__WORK TO COMPLETE__
Your reply should be one number: the count of lines holding the word "chart".

__SUPPLIED DATA__
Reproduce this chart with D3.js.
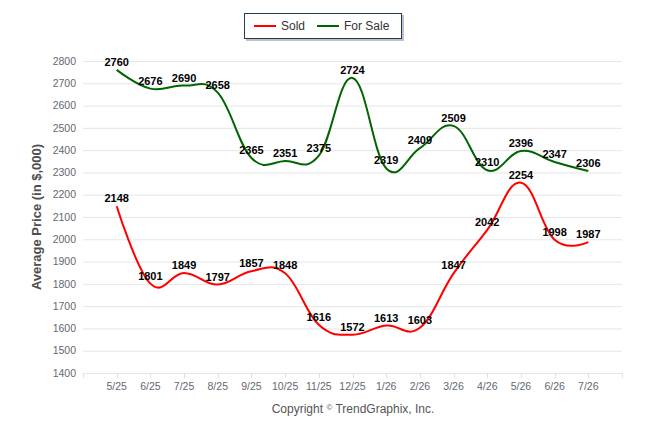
<!DOCTYPE html>
<html>
<head>
<meta charset="utf-8">
<script src="https://cdn.jsdelivr.net/npm/d3@7"></script>
<style>
  body { margin: 0; background: #fff; }
  #chart { width: 646px; height: 434px; }
</style>
</head>
<body>
<div id="chart"></div>
<script>
const months = ["5/25", "6/25", "7/25", "8/25", "9/25", "10/25", "11/25", "12/25",
                "1/26", "2/26", "3/26", "4/26", "5/26", "6/26", "7/26"];
const soldValues = [2148, 1801, 1849, 1797, 1857, 1848, 1616, 1572, 1613, 1603, 1847, 2042, 2254, 1998, 1987];
const forSaleValues = [2760, 2676, 2690, 2658, 2365, 2351, 2375, 2724, 2319, 2409, 2509, 2310, 2396, 2347, 2306];
const yTicks = [1400, 1500, 1600, 1700, 1800, 1900, 2000, 2100, 2200, 2300, 2400, 2500, 2600, 2700, 2800];

const series = [
    { name: "Sold", values: soldValues, color: "#ff0000" },
    { name: "For Sale", values: forSaleValues, color: "#006400" }
];

const width = 646;
const height = 434;
const tickFont = "'Liberation Sans Narrow', 'Liberation Sans', Arial, sans-serif";
const mainFont = "'Liberation Sans', Arial, sans-serif";

const svg = d3.select("#chart")
    .append("svg")
    .attr("width", width)
    .attr("height", height);

// one slot of padding on each side of the categories
const x = d3.scaleLinear()
    .domain([-1, months.length])
    .range([83, 622]);

const y = d3.scaleLinear()
    .domain([1400, 2800])
    .range([373, 61]);

// Gridlines
svg.append("g")
    .selectAll("line")
    .data(yTicks)
    .join("line")
    .attr("x1", x.range()[0])
    .attr("x2", x.range()[1])
    .attr("y1", d => y(d) + 0.5)
    .attr("y2", d => y(d) + 0.5)
    .attr("stroke", "#e6e6e6")
    .attr("stroke-width", 1);

// Y tick labels
svg.append("g")
    .selectAll("text")
    .data(yTicks)
    .join("text")
    .attr("x", 76)
    .attr("y", d => y(d))
    .attr("dy", "0.35em")
    .attr("text-anchor", "end")
    .attr("font-family", tickFont)
    .attr("font-size", "10.5px")
    .attr("fill", "#636872")
    .text(d => d);

// X axis ticks (one at each category plus both edges)
svg.append("g")
    .selectAll("line")
    .data(d3.range(-1, months.length + 1))
    .join("line")
    .attr("x1", d => Math.round(x(d)) + 0.5)
    .attr("x2", d => Math.round(x(d)) + 0.5)
    .attr("y1", y(1400))
    .attr("y2", y(1400) + 5)
    .attr("stroke", "#e0e0e0");

svg.append("g")
    .selectAll("text")
    .data(months)
    .join("text")
    .attr("x", (d, i) => x(i))
    .attr("y", 386)
    .attr("dy", "0.35em")
    .attr("text-anchor", "middle")
    .attr("font-family", tickFont)
    .attr("font-size", "10.5px")
    .attr("fill", "#636872")
    .text(d => d);

// Axis title
svg.append("text")
    .attr("transform", `translate(41,${(y(1400) + y(2800)) / 2}) rotate(-90)`)
    .attr("text-anchor", "middle")
    .attr("font-family", mainFont)
    .attr("font-size", "13px")
    .attr("font-weight", "bold")
    .attr("fill", "#4d4d4d")
    .text("Average Price (in $,000)");

// Lines - loose cardinal spline, it overshoots a bit like the original
const line = d3.line()
    .x((d, i) => x(i))
    .y(d => y(d))
    .curve(d3.curveCardinal.tension(-0.2));

svg.append("g")
    .selectAll("path")
    .data(series)
    .join("path")
    .attr("d", d => line(d.values))
    .attr("fill", "none")
    .attr("stroke", d => d.color)
    .attr("stroke-width", 2)
    .attr("stroke-linejoin", "round");

// Data labels
series.forEach(s => {
    svg.append("g")
        .selectAll("text")
        .data(s.values)
        .join("text")
        .attr("x", (d, i) => x(i))
        .attr("y", d => y(d) - 4)
        .attr("text-anchor", "middle")
        .attr("font-family", mainFont)
        .attr("font-size", "11px")
        .attr("font-weight", "bold")
        .attr("fill", "#000")
        .text(d => d);
});

// Legend
const legend = svg.append("g").attr("transform", "translate(244,13)");
legend.append("rect")
    .attr("x", 2).attr("y", 2)
    .attr("width", 158).attr("height", 26)
    .attr("fill", "#9a9a9a")
    .attr("opacity", 0.6);
legend.append("rect")
    .attr("x", 0.5).attr("y", 0.5)
    .attr("width", 157).attr("height", 25)
    .attr("fill", "#fff")
    .attr("stroke", "#1f3864")
    .attr("stroke-width", 1);

const legendOffsets = [10, 73];
const items = legend.selectAll(".item")
    .data(series)
    .join("g")
    .attr("class", "item")
    .attr("transform", (d, i) => `translate(${legendOffsets[i]},13)`);
items.append("line")
    .attr("x1", 0).attr("x2", 22)
    .attr("stroke", d => d.color)
    .attr("stroke-width", 2);
items.append("text")
    .attr("x", 27)
    .attr("dy", "0.35em")
    .attr("font-family", mainFont)
    .attr("font-size", "12px")
    .attr("fill", "#333")
    .text(d => d.name);

// Credit
const credit = svg.append("text")
    .attr("x", 353)
    .attr("y", 413)
    .attr("text-anchor", "middle")
    .attr("font-family", mainFont)
    .attr("font-size", "12px")
    .attr("fill", "#555");
credit.append("tspan").text("Copyright ");
credit.append("tspan").attr("font-size", "8px").attr("dy", "-3").text("©");
credit.append("tspan").attr("dy", "3").text(" TrendGraphix, Inc.");
</script>
</body>
</html>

__EXPECTED OUTPUT__
4